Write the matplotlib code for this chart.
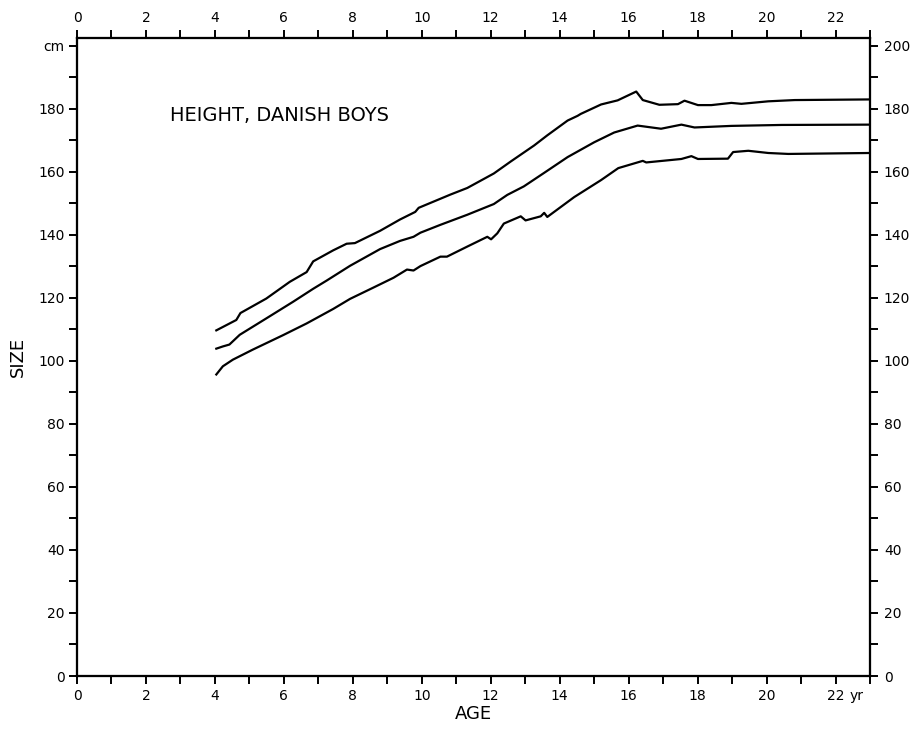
import matplotlib
matplotlib.use("Agg")
import matplotlib.pyplot as plt

# ---- data ----
age_upper = [4.04, 4.62, 4.74, 5.49, 6.17, 6.66, 6.85, 7.43, 7.82, 8.06, 8.79, 9.37, 9.81,
             9.91, 10.83, 11.32, 12.09, 12.58, 13.26, 13.64, 14.23, 14.52, 14.61, 15.20, 15.68,
             16.22, 16.41, 16.89, 17.43, 17.62, 18.01, 18.40, 18.98, 19.27, 20.05, 20.82, 23.0]
height_upper = [109.7, 113.0, 115.2, 119.8, 125.1, 128.2, 131.6, 135.1, 137.2, 137.4, 141.3, 144.9, 147.3,
                148.6, 152.8, 154.9, 159.5, 163.3, 168.4, 171.6, 176.3, 177.8, 178.4, 181.4, 182.7,
                185.5, 182.8, 181.3, 181.5, 182.6, 181.2, 181.2, 181.9, 181.6, 182.4, 182.8, 183.0]

age_middle = [4.04, 4.23, 4.42, 4.72, 5.49, 6.27, 6.85, 7.24, 7.92, 8.79, 9.37, 9.76, 9.96,
              10.54, 11.32, 12.09, 12.48, 12.96, 13.55, 14.23, 15.00, 15.58, 16.26, 16.94,
              17.53, 17.91, 18.98, 20.44, 23.0]
height_middle = [103.9, 104.6, 105.2, 108.3, 113.5, 118.8, 122.9, 125.5, 130.2, 135.5, 138.1, 139.4, 140.7,
                 143.2, 146.4, 149.8, 152.7, 155.4, 159.7, 164.7, 169.4, 172.5, 174.7, 173.7,
                 175.0, 174.1, 174.6, 174.9, 175.0]

age_lower = [4.04, 4.23, 4.52, 5.10, 5.98, 6.66, 7.43, 7.92, 8.60, 9.18, 9.57, 9.76, 9.96,
             10.54, 10.73, 11.32, 11.90, 12.01, 12.19, 12.38, 12.87, 13.01, 13.45, 13.55, 13.64,
             14.42, 15.20, 15.70, 16.41, 16.51, 17.53, 17.82, 18.01, 18.88, 19.03, 19.47,
             20.05, 20.63, 23.0]
height_lower = [95.7, 98.3, 100.4, 103.6, 108.2, 111.9, 116.5, 119.7, 123.3, 126.4, 129.0, 128.7, 130.1,
                133.1, 133.1, 136.3, 139.4, 138.6, 140.5, 143.6, 145.9, 144.6, 145.9, 147.0, 145.7,
                152.0, 157.4, 161.2, 163.5, 163.0, 164.1, 165.0, 164.1, 164.2, 166.3, 166.7,
                166.0, 165.7, 166.0]

x_major = list(range(0, 23, 2))
x_minor = list(range(0, 24, 1))
y_major = list(range(0, 201, 20))
y_minor = list(range(0, 201, 10))
left_labels = [str(v) for v in y_major[:-1]] + ["cm"]
right_labels = [str(v) for v in y_major]
title_text = "HEIGHT, DANISH BOYS"

# ---- figure ----
plt.rcParams['font.family'] = ['DejaVu Sans']
fig = plt.figure(figsize=(9.18, 7.32), dpi=100)
ax = fig.add_axes([0.0839, 0.0765, 0.8638, 0.8716])

for a, h in [(age_upper, height_upper), (age_middle, height_middle), (age_lower, height_lower)]:
    ax.plot(a, h, color="black", lw=1.6, solid_joinstyle="round")

ax.set_xlim(0, 23)
ax.set_ylim(0, 202.5)
for s in ax.spines.values():
    s.set_linewidth(1.5)

tick_kw = dict(direction="out", length=6, width=1.4, colors="black", labelsize=10)
ax.set_xticks(x_major)
ax.set_xticks(x_minor, minor=True)
ax.set_yticks(y_major)
ax.set_yticks(y_minor, minor=True)
ax.set_yticklabels(left_labels)
ax.tick_params(axis="both", which="both", **tick_kw)
ax.tick_params(axis="x", which="both", pad=3)
ax.tick_params(axis="y", which="both", pad=3)

ax_r = ax.twinx()
ax_r.set_ylim(ax.get_ylim())
ax_r.set_yticks(y_major)
ax_r.set_yticks(y_minor, minor=True)
ax_r.set_yticklabels(right_labels)
ax_r.tick_params(axis="y", which="both", pad=4, **tick_kw)

ax_t = ax.twiny()
ax_t.set_xlim(ax.get_xlim())
ax_t.set_xticks(x_major)
ax_t.set_xticks(x_minor, minor=True)
ax_t.tick_params(axis="x", which="both", pad=3, **tick_kw)
for a in (ax_r, ax_t):
    for s in a.spines.values():
        s.set_linewidth(1.5)

ax.annotate("yr", xy=(22.6, 0), xycoords=("data", "axes fraction"),
            xytext=(0, -9), textcoords="offset points", ha="center", va="top", fontsize=10)

ax.text(2.7, 178, title_text, fontsize=14, ha="left", va="center")
ax.set_xlabel("AGE", fontsize=13, labelpad=2)
ax.set_ylabel("SIZE", fontsize=13, labelpad=8)

fig.savefig("out.png", dpi=100)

**WHAT YOU HAVE TO DO**
Skip every picture and return the lines above from the top through the one that contains "182.4, 182.8, 183.0]".

**RESPONSE TO THE EXERCISE**
Write the matplotlib code for this chart.
import matplotlib
matplotlib.use("Agg")
import matplotlib.pyplot as plt

# ---- data ----
age_upper = [4.04, 4.62, 4.74, 5.49, 6.17, 6.66, 6.85, 7.43, 7.82, 8.06, 8.79, 9.37, 9.81,
             9.91, 10.83, 11.32, 12.09, 12.58, 13.26, 13.64, 14.23, 14.52, 14.61, 15.20, 15.68,
             16.22, 16.41, 16.89, 17.43, 17.62, 18.01, 18.40, 18.98, 19.27, 20.05, 20.82, 23.0]
height_upper = [109.7, 113.0, 115.2, 119.8, 125.1, 128.2, 131.6, 135.1, 137.2, 137.4, 141.3, 144.9, 147.3,
                148.6, 152.8, 154.9, 159.5, 163.3, 168.4, 171.6, 176.3, 177.8, 178.4, 181.4, 182.7,
                185.5, 182.8, 181.3, 181.5, 182.6, 181.2, 181.2, 181.9, 181.6, 182.4, 182.8, 183.0]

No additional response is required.